Exercise brief. Skip every image and restate the data word for word.

═══ Dataset extract ═══

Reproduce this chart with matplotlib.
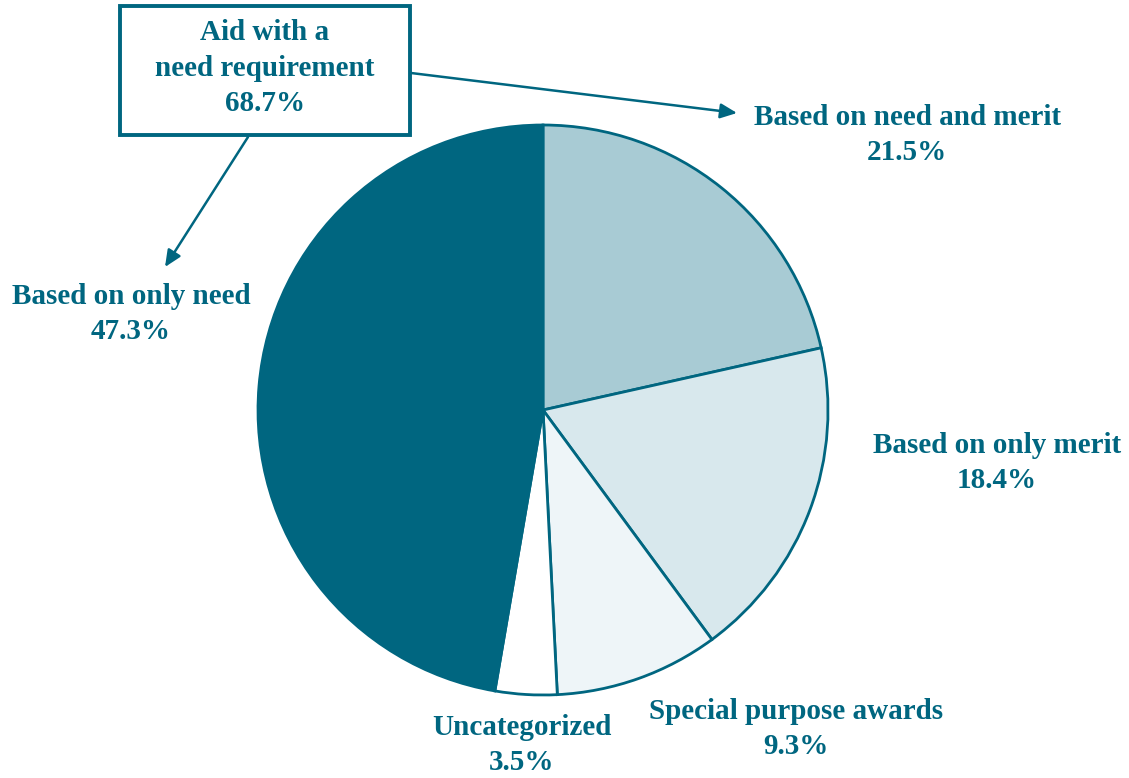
import matplotlib
matplotlib.use("Agg")
import matplotlib.pyplot as plt
from matplotlib.patches import Rectangle

categories = ["Based on need and merit", "Based on only merit", "Special purpose awards",
              "Uncategorized", "Based on only need"]
values = [21.5, 18.4, 9.3, 3.5, 47.3]
colors = ["#A8CBD4", "#D8E8ED", "#EEF5F8", "#FFFFFF", "#006680"]
group_label = "Aid with a\nneed requirement\n68.7%"

TEAL = "#006680"
W, H = 1129, 778

fig = plt.figure(figsize=(W / 100, H / 100), dpi=100)
ax = fig.add_axes([0, 0, 1, 1])

def py(y):
    return H - y

ax.pie(values, colors=colors, startangle=90, counterclock=False,
       center=(543, py(410)), radius=285, frame=True,
       wedgeprops=dict(edgecolor=TEAL, linewidth=2.0))
ax.set_xlim(0, W)
ax.set_ylim(0, H)
ax.set_aspect("equal")
ax.axis("off")

font = dict(family="Liberation Serif", fontweight="bold", color=TEAL, fontsize=21,
            ha="center", va="center", linespacing=1.4)

label_pos = [(907, 135), (997, 463), (796, 729), (522, 745), (131, 314)]
for cat, v, (x, y) in zip(categories, values, label_pos):
    ax.text(x, py(y), f"{cat}\n{v}%", **font)

ax.add_patch(Rectangle((120, py(135)), 290, 129, facecolor="white", edgecolor=TEAL,
                       linewidth=2.8, zorder=3))
ax.text(265, py(68), group_label, zorder=4, **font)

arrow = dict(arrowstyle="-|>,head_length=1.0,head_width=0.45", color=TEAL, lw=1.8,
             shrinkA=0, shrinkB=0)
ax.annotate("", xy=(737, py(113)), xytext=(411, py(73)), arrowprops=arrow)
ax.annotate("", xy=(165, py(267)), xytext=(248, py(137)), arrowprops=arrow)

fig.savefig("out.png", dpi=100)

═══

Finished answer.
Reproduce this chart with matplotlib.
import matplotlib
matplotlib.use("Agg")
import matplotlib.pyplot as plt
from matplotlib.patches import Rectangle

categories = ["Based on need and merit", "Based on only merit", "Special purpose awards",
              "Uncategorized", "Based on only need"]
values = [21.5, 18.4, 9.3, 3.5, 47.3]
colors = ["#A8CBD4", "#D8E8ED", "#EEF5F8", "#FFFFFF", "#006680"]
group_label = "Aid with a\nneed requirement\n68.7%"

TEAL = "#006680"
W, H = 1129, 778

fig = plt.figure(figsize=(W / 100, H / 100), dpi=100)
ax = fig.add_axes([0, 0, 1, 1])

def py(y):
    return H - y

ax.pie(values, colors=colors, startangle=90, counterclock=False,
       center=(543, py(410)), radius=285, frame=True,
       wedgeprops=dict(edgecolor=TEAL, linewidth=2.0))
ax.set_xlim(0, W)
ax.set_ylim(0, H)
ax.set_aspect("equal")
ax.axis("off")

font = dict(family="Liberation Serif", fontweight="bold", color=TEAL, fontsize=21,
            ha="center", va="center", linespacing=1.4)

label_pos = [(907, 135), (997, 463), (796, 729), (522, 745), (131, 314)]
for cat, v, (x, y) in zip(categories, values, label_pos):
    ax.text(x, py(y), f"{cat}\n{v}%", **font)

ax.add_patch(Rectangle((120, py(135)), 290, 129, facecolor="white", edgecolor=TEAL,
                       linewidth=2.8, zorder=3))
ax.text(265, py(68), group_label, zorder=4, **font)

arrow = dict(arrowstyle="-|>,head_length=1.0,head_width=0.45", color=TEAL, lw=1.8,
             shrinkA=0, shrinkB=0)
ax.annotate("", xy=(737, py(113)), xytext=(411, py(73)), arrowprops=arrow)
ax.annotate("", xy=(165, py(267)), xytext=(248, py(137)), arrowprops=arrow)

fig.savefig("out.png", dpi=100)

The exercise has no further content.